-- To be done --
Pictures excluded, return the lines below from the first through the line holding "const yMin = -0.00092, yMax = 0.00122;".
▬▬▬▬▬▬
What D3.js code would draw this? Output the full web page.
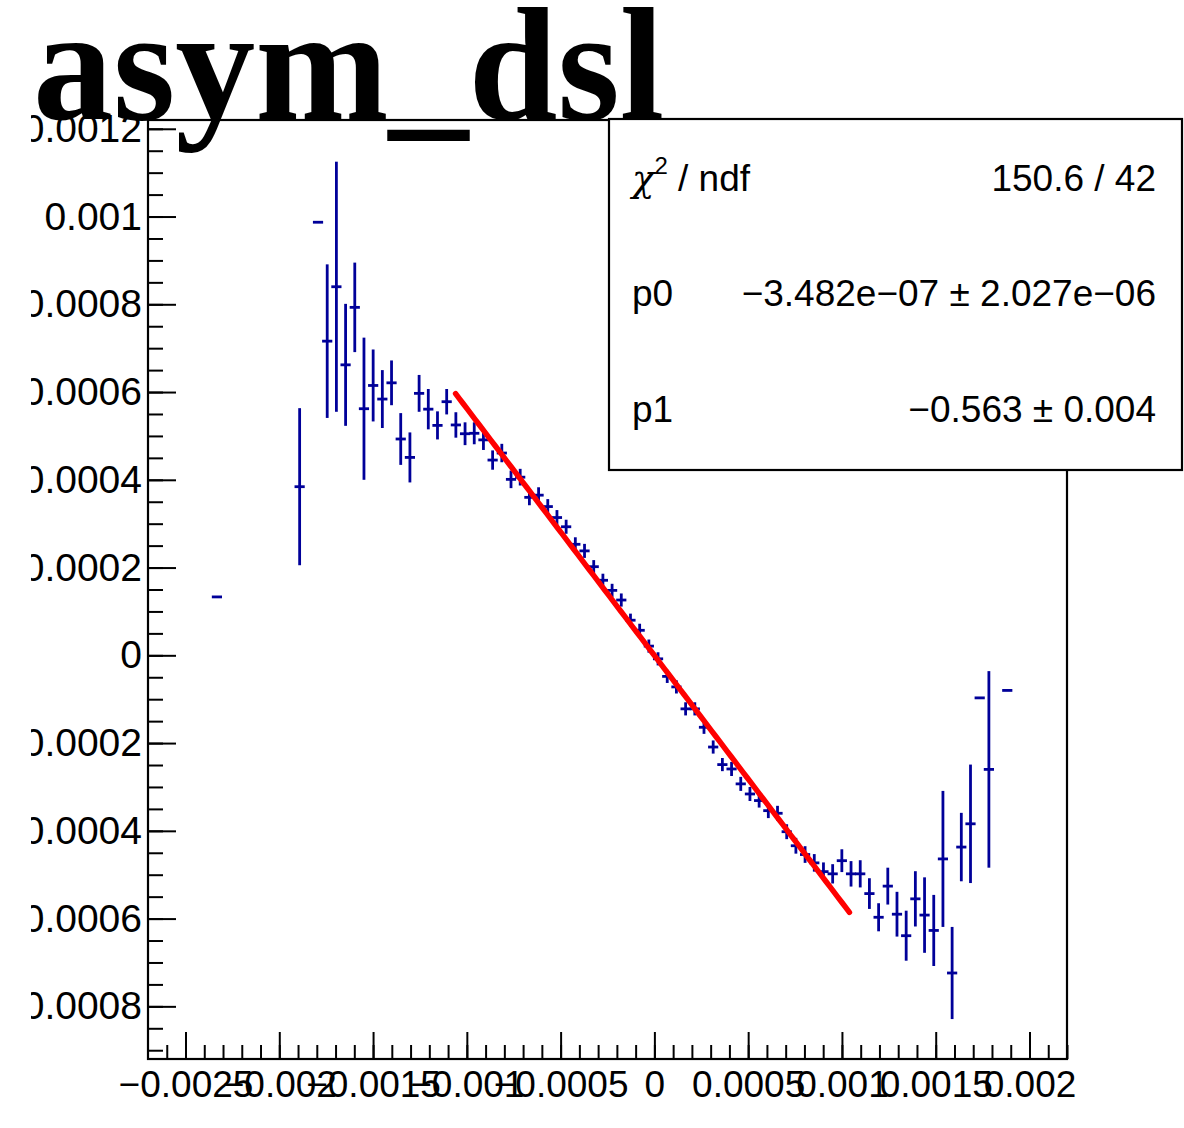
<!DOCTYPE html>
<html>
<head>
<meta charset="utf-8">
<script src="https://cdn.jsdelivr.net/npm/d3@7"></script>
<style>
  html, body { margin: 0; padding: 0; background: #fff; }
  svg { display: block; }
</style>
</head>
<body>
<script>
// ---------------- data ----------------
const histTitle = "asym_dsl";
const xMin = -0.0027, xMax = 0.0022, nBins = 100;
const yMin = -0.00092, yMax = 0.00122;

// filled bins (index into the 100-bin histogram), bin content and error
const binIndex = [7, 16, 18, 19, 20, 21, 22, 23, 24, 25, 26, 27, 28, 29, 30, 31, 32, 33, 34, 35,
  36, 37, 38, 39, 40, 41, 42, 43, 44, 45, 46, 47, 48, 49, 50, 51, 52, 53, 54, 55,
  56, 57, 58, 59, 60, 61, 62, 63, 64, 65, 66, 67, 68, 69, 70, 71, 72, 73, 74, 75,
  76, 77, 78, 79, 80, 81, 82, 83, 84, 85, 86, 87, 88, 89, 90, 91, 93];
const binValue = [1.331e-4, 3.843e-4, 9.87e-4, 7.16e-4, 8.40e-4, 6.62e-4, 7.93e-4, 5.62e-4, 6.15e-4, 5.84e-4,
  6.21e-4, 4.93e-4, 4.51e-4, 5.97e-4, 5.61e-4, 5.24e-4, 5.78e-4, 5.25e-4, 5.05e-4, 5.06e-4,
  4.91e-4, 4.45e-4, 4.61e-4, 4.01e-4, 4.06e-4, 3.60e-4, 3.65e-4, 3.39e-4, 3.14e-4, 2.93e-4,
  2.53e-4, 2.38e-4, 2.02e-4, 1.71e-4, 1.48e-4, 1.26e-4, 8.0e-5, 5.7e-5, 2.1e-5, -8e-6,
  -4.8e-5, -7.2e-5, -1.22e-4, -1.22e-4, -1.64e-4, -2.09e-4, -2.49e-4, -2.59e-4, -2.93e-4, -3.16e-4,
  -3.31e-4, -3.54e-4, -3.60e-4, -4.02e-4, -4.34e-4, -4.54e-4, -4.73e-4, -4.93e-4, -4.98e-4, -4.68e-4,
  -4.98e-4, -4.98e-4, -5.43e-4, -5.97e-4, -5.26e-4, -5.90e-4, -6.39e-4, -5.55e-4, -5.92e-4, -6.27e-4,
  -4.64e-4, -7.24e-4, -4.37e-4, -3.84e-4, -9.7e-5, -2.60e-4, -8.0e-5];
const binError = [0, 1.79e-4, 0, 1.75e-4, 2.85e-4, 1.39e-4, 1.02e-4, 1.62e-4, 8.2e-5, 6.6e-5,
  5.1e-5, 5.9e-5, 5.7e-5, 4.2e-5, 4.6e-5, 3.2e-5, 2.9e-5, 2.9e-5, 2.6e-5, 2.5e-5,
  2.3e-5, 2.2e-5, 2.1e-5, 2.0e-5, 1.9e-5, 1.8e-5, 1.8e-5, 1.7e-5, 1.7e-5, 1.6e-5,
  1.6e-5, 1.6e-5, 1.5e-5, 1.5e-5, 1.5e-5, 1.5e-5, 1.5e-5, 1.5e-5, 1.5e-5, 1.5e-5,
  1.5e-5, 1.5e-5, 1.5e-5, 1.5e-5, 1.5e-5, 1.5e-5, 1.5e-5, 1.6e-5, 1.6e-5, 1.6e-5,
  1.6e-5, 1.7e-5, 1.7e-5, 1.7e-5, 1.8e-5, 1.9e-5, 2.0e-5, 2.1e-5, 2.2e-5, 2.6e-5,
  2.9e-5, 3.1e-5, 3.5e-5, 3.2e-5, 4.2e-5, 5.1e-5, 5.7e-5, 6.3e-5, 8.6e-5, 8.1e-5,
  1.55e-4, 1.05e-4, 7.8e-5, 1.35e-4, 0, 2.24e-4, 0];

// fit (pol1)
const fitP0 = -3.482e-07, fitP1 = -0.563;
const fitRange = [-0.00106, 0.00104];

// stats box lines
const statsRows = [
  { label: "chi", value: "150.6 / 42" },
  { label: "p0", value: "\u22123.482e\u221207 \u00b1 2.027e\u221206" },
  { label: "p1", value: "\u22120.563 \u00b1 0.004" }
];

// axis ticks
const xMajorTicks = [-0.0025, -0.002, -0.0015, -0.001, -0.0005, 0, 0.0005, 0.001, 0.0015, 0.002];
const xTickLabels = ["\u22120.0025", "\u22120.002", "\u22120.0015", "\u22120.001", "\u22120.0005", "0", "0.0005", "0.001", "0.0015", "0.002"];
const yMajorTicks = [0.0012, 0.001, 0.0008, 0.0006, 0.0004, 0.0002, 0, -0.0002, -0.0004, -0.0006, -0.0008];
const yTickLabels = ["0.0012", "0.001", "0.0008", "0.0006", "0.0004", "0.0002", "0", "\u22120.0002", "\u22120.0004", "\u22120.0006", "\u22120.0008"];

// ---------------- drawing ----------------
const W = 1184, H = 1128;
const frame = { left: 148, right: 1067, top: 120, bottom: 1059 };
const navy = "#000099";
const tickFont = "Liberation Sans, Arial, Helvetica, sans-serif";

const svg = d3.select("body").append("svg").attr("width", W).attr("height", H);
svg.append("rect").attr("width", W).attr("height", H).attr("fill", "#fff");

const defs = svg.append("defs");
defs.append("clipPath").attr("id", "padclip")
  .append("rect").attr("x", 31).attr("y", 0).attr("width", W - 31).attr("height", H);

const root = svg.append("g").attr("clip-path", "url(#padclip)");

const x = d3.scaleLinear().domain([xMin, xMax]).range([frame.left, frame.right]);
const y = d3.scaleLinear().domain([yMin, yMax]).range([frame.bottom, frame.top]);
const bw = (xMax - xMin) / nBins;

// minor ticks
const xMinor = d3.range(-0.0026, 0.00221, 0.0001).map(v => +v.toFixed(5)).filter(v => v >= xMin && v <= xMax);
const yMinor = d3.range(-0.0009, 0.00121, 0.00005).map(v => +v.toFixed(6)).filter(v => v >= yMin && v <= yMax);

// x axis
const gx = root.append("g").attr("transform", `translate(0,${frame.bottom})`);
gx.call(d3.axisBottom(x).tickValues(xMinor).tickSize(-14).tickFormat("").tickSizeOuter(0));
const gxMaj = root.append("g").attr("class", "xmaj").attr("transform", `translate(0,${frame.bottom})`);
gxMaj.call(d3.axisBottom(x).tickValues(xMajorTicks).tickSize(-27).tickSizeOuter(0).tickPadding(12)
  .tickFormat((d, i) => xTickLabels[i]));

// y axis
const gy = root.append("g").attr("transform", `translate(${frame.left},0)`);
gy.call(d3.axisLeft(y).tickValues(yMinor).tickSize(-15).tickFormat("").tickSizeOuter(0));
const gyMaj = root.append("g").attr("class", "ymaj").attr("transform", `translate(${frame.left},0)`);
gyMaj.call(d3.axisLeft(y).tickValues(yMajorTicks).tickSize(-28).tickSizeOuter(0).tickPadding(6)
  .tickFormat((d, i) => yTickLabels[i]));

root.selectAll(".domain").remove();
root.selectAll(".tick line").attr("stroke", "#000").attr("stroke-width", 2);
root.selectAll(".tick text").attr("font-family", tickFont).attr("fill", "#000");
root.selectAll(".xmaj .tick text").attr("font-size", 37);
root.selectAll(".ymaj .tick text").attr("font-size", 39);

// frame
root.append("rect")
  .attr("x", frame.left).attr("y", frame.top)
  .attr("width", frame.right - frame.left).attr("height", frame.bottom - frame.top)
  .attr("fill", "none").attr("stroke", "#000").attr("stroke-width", 2.2);

// data: error bars
const pts = binIndex.map((b, i) => ({
  c: xMin + bw * (b + 0.5), v: binValue[i], e: binError[i]
}));
const gd = root.append("g").attr("stroke", navy).attr("stroke-width", 2.8).attr("fill", "none");
gd.selectAll("line.h").data(pts).join("line").attr("class", "h")
  .attr("x1", d => x(d.c - bw / 2) - 0.5).attr("x2", d => x(d.c + bw / 2) + 0.5)
  .attr("y1", d => y(d.v)).attr("y2", d => y(d.v));
gd.selectAll("line.v").data(pts.filter(d => d.e > 0)).join("line").attr("class", "v")
  .attr("x1", d => x(d.c)).attr("x2", d => x(d.c))
  .attr("y1", d => y(d.v - d.e)).attr("y2", d => y(d.v + d.e));

// fit line
const fitPts = d3.range(0, 101).map(k => {
  const xv = fitRange[0] + (fitRange[1] - fitRange[0]) * k / 100;
  return [xv, fitP0 + fitP1 * xv];
});
root.append("path")
  .attr("d", d3.line().x(d => x(d[0])).y(d => y(d[1]))(fitPts))
  .attr("fill", "none").attr("stroke", "#ff0000").attr("stroke-width", 5.5).attr("stroke-linecap", "round");

// title
root.append("text")
  .attr("x", 33).attr("y", 119)
  .attr("font-family", "Liberation Serif, Times New Roman, serif")
  .attr("font-weight", "bold").attr("font-size", 160)
  .attr("fill", "#000")
  .text(histTitle);

// stats box
const box = { x: 609, y: 119, w: 573, h: 351 };
root.append("rect").attr("x", box.x).attr("y", box.y).attr("width", box.w).attr("height", box.h)
  .attr("fill", "#fff").attr("stroke", "#000").attr("stroke-width", 2.2);

const rowBase = [191, 306, 422];
statsRows.forEach((r, i) => {
  const tl = root.append("text").attr("x", 632).attr("y", rowBase[i])
    .attr("font-family", tickFont).attr("font-size", 37).attr("fill", "#000");
  if (r.label === "chi") {
    tl.append("tspan").attr("font-family", "DejaVu Serif, serif").attr("font-style", "italic").text("\u03c7");
    tl.append("tspan").attr("font-size", 24).attr("dy", -17).text("2");
    tl.append("tspan").attr("dy", 17).text(" / ndf");
  } else {
    tl.text(r.label);
  }
  root.append("text").attr("x", 1156).attr("y", rowBase[i])
    .attr("text-anchor", "end")
    .attr("font-family", tickFont).attr("font-size", 37).attr("fill", "#000")
    .text(r.value);
});
</script>
</body>
</html>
▬▬▬▬▬▬
-- Answer --
What D3.js code would draw this? Output the full web page.
<!DOCTYPE html>
<html>
<head>
<meta charset="utf-8">
<script src="https://cdn.jsdelivr.net/npm/d3@7"></script>
<style>
  html, body { margin: 0; padding: 0; background: #fff; }
  svg { display: block; }
</style>
</head>
<body>
<script>
// ---------------- data ----------------
const histTitle = "asym_dsl";
const xMin = -0.0027, xMax = 0.0022, nBins = 100;
const yMin = -0.00092, yMax = 0.00122;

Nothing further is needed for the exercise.